E l’enorme sbaglio che commettono oggi è proprio giudicare il passato – perché questo fanno – con gli occhi e la mentalità di oggi.
Ho letto proprio ieri della serie sull’opera di Tolkien con attori africani che interpretano gli elfi. Quelle sono creature che fanno parte della mitologia nordica, non di quella africana. Ma questo finisce per passare per il razzismo che non è.

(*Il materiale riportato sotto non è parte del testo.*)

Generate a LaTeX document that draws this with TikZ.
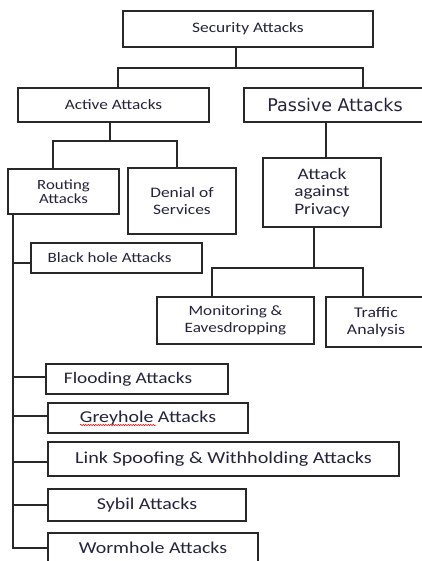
\documentclass[tikz,border=0pt]{standalone}
\usepackage{fontspec}
\setmainfont{Carlito}[FakeStretch=1.2]
\newfontfamily\pasfont{DejaVu Sans}
\usetikzlibrary{positioning}
\usetikzlibrary{decorations.pathmorphing}
\definecolor{txtc}{RGB}{35,35,60}
\definecolor{linec}{RGB}{40,40,40}
\newcommand{\boxfs}[1]{\fontsize{#1}{17.5}\selectfont}
\tikzset{
  box/.style={draw=linec, line width=1.2pt, fill=white, inner sep=0pt, align=center, text=txtc},
  wire/.style={draw=linec, line width=1.2pt},
  lbl/.style={text=txtc, inner sep=0pt}
}
\begin{document}
\begin{tikzpicture}[x=1pt,y=1pt,yscale=-1,xscale=1]
                  \useasboundingbox (0,0) rectangle (422,561);
                  \clip (0,0) rectangle (422,561);

                  % Box: top
                  \node [box, minimum width=250, minimum height=36, font=\boxfs{14.5}] (sec) at (248,29) {Security Attacks};
                  % Box: second row
                  \node [box, minimum width=191, minimum height=34, font=\boxfs{14.4}] (act) at (113.5,105) {Active Attacks};
                  \node [box, minimum width=182, minimum height=34, font=\pasfont\fontsize{17.5}{20}\selectfont] (pas) at (335,105) {Passive Attacks};
                  % Box: third row
                  \node [box, minimum width=111, minimum height=45, font=\fontsize{14}{14.5}\selectfont] (rout) at (63.5,191.5) {Routing\\Attacks};
                  \node [box, minimum width=108, minimum height=66, font=\boxfs{14.5}] (den) at (182,201) {Denial of\\Services};
                  \node [box, minimum width=118, minimum height=69, font=\boxfs{16}] (priv) at (322,192.5) {Attack\\against\\Privacy};
                  % Box: privacy leaves
                  \node [box, minimum width=157, minimum height=47, font=\boxfs{14.3}] (mon) at (235.5,320.5) {Monitoring \&\\Eavesdropping};
                  \node [box, minimum width=100, minimum height=50, font=\boxfs{14.8}] (traf) at (376,322) {Traffic\\Analysis};
                  % Box: routing leaves
                  \node [box, minimum width=171, minimum height=30, label={[lbl, xshift=-7pt, font=\boxfs{14.2}]center:Black hole Attacks}] (blk) at (116.5,258) {};
                  \node [box, minimum width=182, minimum height=30, label={[lbl, xshift=-9pt, font=\boxfs{16.1}]center:Flooding Attacks}] (flo) at (137,379) {};
                  \node [box, minimum width=200, minimum height=30, font=\boxfs{16.6}] (gre) at (148,418) {Greyhole Attacks};
                  \node [box, minimum width=351, minimum height=34, font=\boxfs{16.8}] (lnk) at (223.5,459) {Link Spoofing \& Withholding Attacks};
                  \node [box, minimum width=198, minimum height=32, font=\boxfs{16.6}] (syb) at (147,505) {Sybil Attacks};
                  \node [box, minimum width=210, minimum height=30, font=\boxfs{16.6}] (wor) at (153,548) {Wormhole Attacks};

                  % spell check mark
                  \draw [red, line width=0.5pt, decorate, decoration={snake, amplitude=0.7pt, segment length=2.5pt}] (80,425) -- (156,425);

                  % Bus points
                  \coordinate (b1) at (236,68);
                  \coordinate (b1l) at (118,68);
                  \coordinate (b1r) at (363,68);
                  \coordinate (b2) at (110,141);
                  \coordinate (b2l) at (53,141);
                  \coordinate (b2r) at (177,141);
                  \coordinate (b3) at (326,140);
                  \coordinate (b4) at (314,268);
                  \coordinate (b4l) at (212,268);
                  \coordinate (b4r) at (363,268);
                  \coordinate (sp) at (13,300);

                  % Lines
                  \draw [wire] (sec.south -| b1) -- (b1);
                  \draw [wire] (act.north -| b1l) -- (b1l) -- (b1r) -- (pas.north -| b1r);
                  \draw [wire] (act.south -| b2) -- (b2);
                  \draw [wire] (rout.north -| b2l) -- (b2l) -- (b2r) -- (den.north -| b2r);
                  \draw [wire] (pas.south -| b3) -- (priv.north -| b3);
                  \draw [wire] (priv.south -| b4) -- (b4);
                  \draw [wire] (mon.north -| b4l) -- (b4l) -- (b4r) -- (traf.north -| b4r);
                  \draw [wire] (rout.south -| sp) |- (wor.west);
                  \draw [wire] ([yshift=5pt]blk.west -| sp) -- ([yshift=5pt]blk.west);
                  \draw [wire] ([yshift=-2pt]flo.west -| sp) -- ([yshift=-2pt]flo.west);
                  \draw [wire] ([yshift=-2pt]gre.west -| sp) -- ([yshift=-2pt]gre.west);
                  \draw [wire] ([yshift=3pt]lnk.west -| sp) -- ([yshift=3pt]lnk.west);
                  \draw [wire] (syb.west -| sp) -- (syb.west);

\end{tikzpicture}
\end{document}
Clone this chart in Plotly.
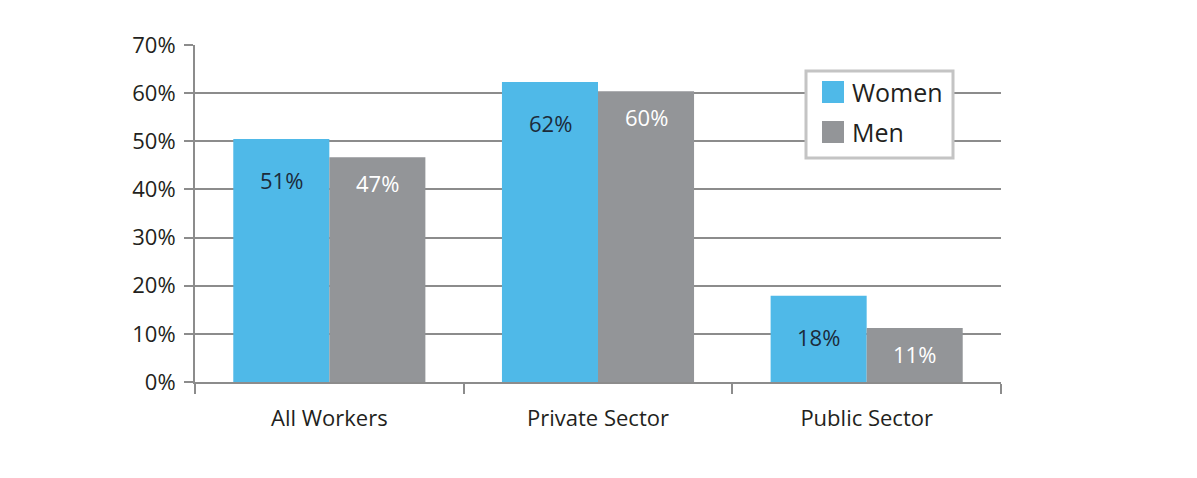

L’inclusività sta diventando un’imposizione e una forzatura, con un totale menefreghismo del rispetto della storia e dei miti propri di ogni paese. Ma hanno iniziato da anni, con i film su Robin Hood, per esempio.
vonMoltke
Sono così d’accordo che non saprei cos’altro aggiungere a questo bellissimo articolo. Fra l’altro leghi l’uso di anglicismi superflui e a sproposito insieme alla sedicente scrittura inclusiva, e questo lo trovo molto acuto: intanto perché entrambi sono processi di distruzione della lingua, dato che non aggiungono né costruiscono nulla, ma eliminano e vandalizzano l’italiano a favore di una visione ideologica della lingua, fatta non più per comunicare concetti ma per veicolare una certa visione della realtà (che personalmente trovo obbrobriosa). E poi perché entrambe sono di provenienza straniera, estranee all’evoluzione della nostra lingua e quindi avulse dai processi vivi che sono gli unici da cui dovrebbero provenirne i cambiamenti.
Daniele Imperi
Grazie. Hai scritto una verità assoluta: anglicismi superflui e scrittura inclusiva non aggiungono né costruiscono nulla, ma rovinano l’italiano.
Altro aspetto interessante: la provenienza straniera, che non può, né deve, partecipare all’evoluzione della lingua. Soltanto gli ignoranti possono giustificare queste derive con la scusa che la lingua si evolve, cambia, perché è viva. Ma l’italiano proviene dal latino, e il “nuovo” italiano, l’italiano del futuro, non può derivare dall’introduzione forzata di inutili termini inglesi né tanto meno da storpiature linguistiche proprie del linguaggio inclusivo.